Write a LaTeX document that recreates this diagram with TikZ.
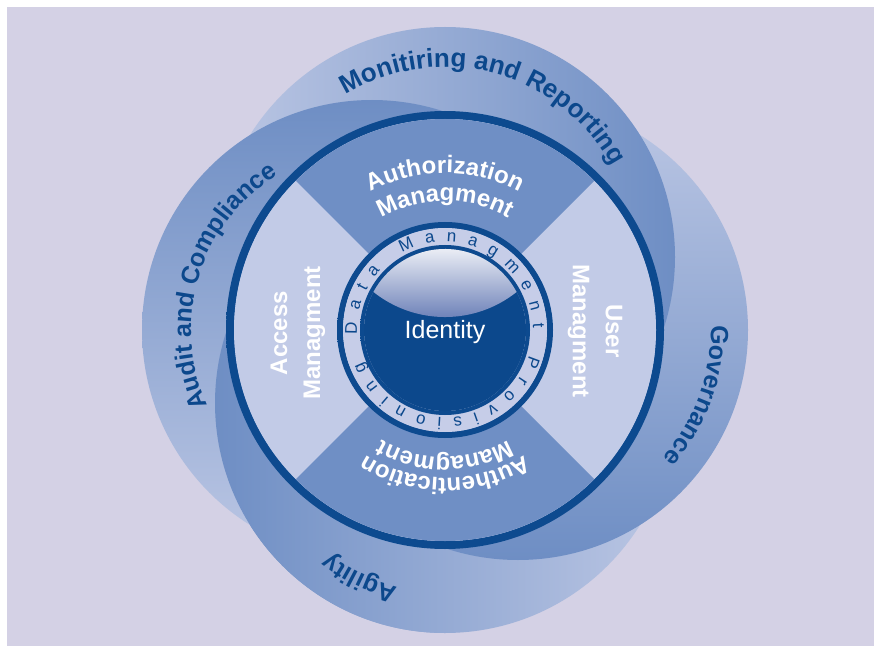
\documentclass[tikz,border=0pt]{standalone}
\usepackage{fontspec}
\setmainfont{Liberation Sans}
\usetikzlibrary{decorations.text}

\definecolor{bgpurple}{RGB}{212,209,229}
\definecolor{navy}{RGB}{12,72,140}
\definecolor{banddark}{RGB}{110,142,196}
\definecolor{bandlight}{RGB}{188,199,228}
\definecolor{sectormid}{RGB}{111,143,197}
\definecolor{sectorlight}{RGB}{194,203,231}
\definecolor{datablue}{RGB}{198,205,232}
\definecolor{ringlight}{RGB}{202,210,238}
\definecolor{ringdark}{RGB}{13,74,143}
\definecolor{glossblue}{RGB}{96,118,178}

\newcommand{\bandfont}{\fontsize{25}{25}\selectfont\bfseries\color{navy}}
\newcommand{\sectorfont}{\fontsize{24}{24}\selectfont\bfseries\color{white}}
\newcommand{\datafont}{\fontsize{17}{17}\selectfont\color{navy}}

\tikzset{
	metalring/.style={even odd rule, left color=ringdark, middle color=ringlight, right color=ringdark},
	arctext/.style={decorate, decoration={text along path, text align=center, text={#1}}},
	fittext/.style={decorate, decoration={text along path, text align=fit to path, text={#1}}},
	sidelabel/.style={align=center, font=\fontsize{24}{33}\selectfont\bfseries, text=white}
}

\begin{document}
\begin{tikzpicture}[x=1pt, y=1pt]

	\fill[white] (0,0) rectangle (874,646);
	\fill[bgpurple] (7,0) rectangle (874,639);

	\coordinate (c) at (445,316);
	\coordinate (mon) at (445,389);
	\coordinate (gov) at (518,316);
	\coordinate (agi) at (445,243);
	\coordinate (aud) at (372,316);

	\shade[left color=banddark, right color=bandlight] (agi) circle (230);
	\shade[top color=bandlight, bottom color=banddark] (gov) circle (230);
	\shade[left color=bandlight, right color=banddark] (mon) circle (230);
	\shade[top color=banddark, bottom color=bandlight] (aud) circle (230);
	\begin{scope}
		\clip (0,0) rectangle (445,316);
		\shade[left color=banddark, right color=bandlight] (agi) circle (230);
	\end{scope}

	\shade[metalring] (c) circle (219) (c) circle (211);
	\fill[sectorlight] (c) circle (211);
	\fill[sectormid] (c) -- ([shift={(45:211)}]c) arc[start angle=45, end angle=135, radius=211] -- cycle;
	\fill[sectormid] (c) -- ([shift={(225:211)}]c) arc[start angle=225, end angle=315, radius=211] -- cycle;

	\shade[metalring] (c) circle (108) (c) circle (102);
	\fill[datablue] (c) circle (102);
	\shade[metalring] (c) circle (85) (c) circle (81);
	\fill[navy] (c) circle (81);
	\shade[top color=white, bottom color=glossblue] ([shift={(28:81)}]c) arc[start angle=28, end angle=152, radius=81] arc[start angle=-128.6, end angle=-51.4, radius=114.7] -- cycle;

	\node[text=white, font=\fontsize{25}{25}\selectfont] (identity) at (445,314) {Identity};
	\path[fittext={|\datafont|Data Managment Provisioning}] ([shift={(183:88)}]c) arc[start angle=183, end angle=-159, radius=88];

	\path[arctext={|\sectorfont|Authorization}] ([shift={(160:157)}]c) arc[start angle=160, end angle=20, radius=157];
	\path[arctext={|\sectorfont|Managment}] ([shift={(160:129)}]c) arc[start angle=160, end angle=20, radius=129];
	\path[arctext={|\sectorfont|Authentication}] ([shift={(-20:148)}]c) arc[start angle=-20, end angle=-160, radius=148];
	\path[arctext={|\sectorfont|Managment}] ([shift={(-20:127)}]c) arc[start angle=-20, end angle=-160, radius=127];
	\node[sidelabel, rotate=90] (access) at (298,313) {Access\\Managment};
	\node[sidelabel, rotate=-90] (user) at (595,315) {User\\Managment};

	\path[arctext={|\fontsize{26}{26}\selectfont\bfseries\color{navy}|Monitiring and Reporting}] ([shift={(146:190)}]mon) arc[start angle=146, end angle=4, radius=190];
	\path[arctext={|\bandfont|Audit and Compliance}] ([shift={(233:181)}]aud) arc[start angle=233, end angle=93, radius=181];
	\path[arctext={|\bandfont|Governance}] ([shift={(50:193)}]gov) arc[start angle=50, end angle=-90, radius=193];
	\path[arctext={|\bandfont|Agility}] ([shift={(-46:190)}]agi) arc[start angle=-46, end angle=-186, radius=190];

\end{tikzpicture}
\end{document}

EXERCISE DIRECTIONS: Omitting all images, print the listing exactly.

RESPONSE TO THE TASK:
Write a LaTeX document that recreates this diagram with TikZ.
\documentclass[tikz,border=0pt]{standalone}
\usepackage{fontspec}
\setmainfont{Liberation Sans}
\usetikzlibrary{decorations.text}

\definecolor{bgpurple}{RGB}{212,209,229}
\definecolor{navy}{RGB}{12,72,140}
\definecolor{banddark}{RGB}{110,142,196}
\definecolor{bandlight}{RGB}{188,199,228}
\definecolor{sectormid}{RGB}{111,143,197}
\definecolor{sectorlight}{RGB}{194,203,231}
\definecolor{datablue}{RGB}{198,205,232}
\definecolor{ringlight}{RGB}{202,210,238}
\definecolor{ringdark}{RGB}{13,74,143}
\definecolor{glossblue}{RGB}{96,118,178}

\newcommand{\bandfont}{\fontsize{25}{25}\selectfont\bfseries\color{navy}}
\newcommand{\sectorfont}{\fontsize{24}{24}\selectfont\bfseries\color{white}}
\newcommand{\datafont}{\fontsize{17}{17}\selectfont\color{navy}}

\tikzset{
	metalring/.style={even odd rule, left color=ringdark, middle color=ringlight, right color=ringdark},
	arctext/.style={decorate, decoration={text along path, text align=center, text={#1}}},
	fittext/.style={decorate, decoration={text along path, text align=fit to path, text={#1}}},
	sidelabel/.style={align=center, font=\fontsize{24}{33}\selectfont\bfseries, text=white}
}

\begin{document}
\begin{tikzpicture}[x=1pt, y=1pt]

	\fill[white] (0,0) rectangle (874,646);
	\fill[bgpurple] (7,0) rectangle (874,639);

	\coordinate (c) at (445,316);
	\coordinate (mon) at (445,389);
	\coordinate (gov) at (518,316);
	\coordinate (agi) at (445,243);
	\coordinate (aud) at (372,316);

	\shade[left color=banddark, right color=bandlight] (agi) circle (230);
	\shade[top color=bandlight, bottom color=banddark] (gov) circle (230);
	\shade[left color=bandlight, right color=banddark] (mon) circle (230);
	\shade[top color=banddark, bottom color=bandlight] (aud) circle (230);
	\begin{scope}
		\clip (0,0) rectangle (445,316);
		\shade[left color=banddark, right color=bandlight] (agi) circle (230);
	\end{scope}

	\shade[metalring] (c) circle (219) (c) circle (211);
	\fill[sectorlight] (c) circle (211);
	\fill[sectormid] (c) -- ([shift={(45:211)}]c) arc[start angle=45, end angle=135, radius=211] -- cycle;
	\fill[sectormid] (c) -- ([shift={(225:211)}]c) arc[start angle=225, end angle=315, radius=211] -- cycle;

	\shade[metalring] (c) circle (108) (c) circle (102);
	\fill[datablue] (c) circle (102);
	\shade[metalring] (c) circle (85) (c) circle (81);
	\fill[navy] (c) circle (81);
	\shade[top color=white, bottom color=glossblue] ([shift={(28:81)}]c) arc[start angle=28, end angle=152, radius=81] arc[start angle=-128.6, end angle=-51.4, radius=114.7] -- cycle;

	\node[text=white, font=\fontsize{25}{25}\selectfont] (identity) at (445,314) {Identity};
	\path[fittext={|\datafont|Data Managment Provisioning}] ([shift={(183:88)}]c) arc[start angle=183, end angle=-159, radius=88];

	\path[arctext={|\sectorfont|Authorization}] ([shift={(160:157)}]c) arc[start angle=160, end angle=20, radius=157];
	\path[arctext={|\sectorfont|Managment}] ([shift={(160:129)}]c) arc[start angle=160, end angle=20, radius=129];
	\path[arctext={|\sectorfont|Authentication}] ([shift={(-20:148)}]c) arc[start angle=-20, end angle=-160, radius=148];
	\path[arctext={|\sectorfont|Managment}] ([shift={(-20:127)}]c) arc[start angle=-20, end angle=-160, radius=127];
	\node[sidelabel, rotate=90] (access) at (298,313) {Access\\Managment};
	\node[sidelabel, rotate=-90] (user) at (595,315) {User\\Managment};

	\path[arctext={|\fontsize{26}{26}\selectfont\bfseries\color{navy}|Monitiring and Reporting}] ([shift={(146:190)}]mon) arc[start angle=146, end angle=4, radius=190];
	\path[arctext={|\bandfont|Audit and Compliance}] ([shift={(233:181)}]aud) arc[start angle=233, end angle=93, radius=181];
	\path[arctext={|\bandfont|Governance}] ([shift={(50:193)}]gov) arc[start angle=50, end angle=-90, radius=193];
	\path[arctext={|\bandfont|Agility}] ([shift={(-46:190)}]agi) arc[start angle=-46, end angle=-186, radius=190];

\end{tikzpicture}
\end{document}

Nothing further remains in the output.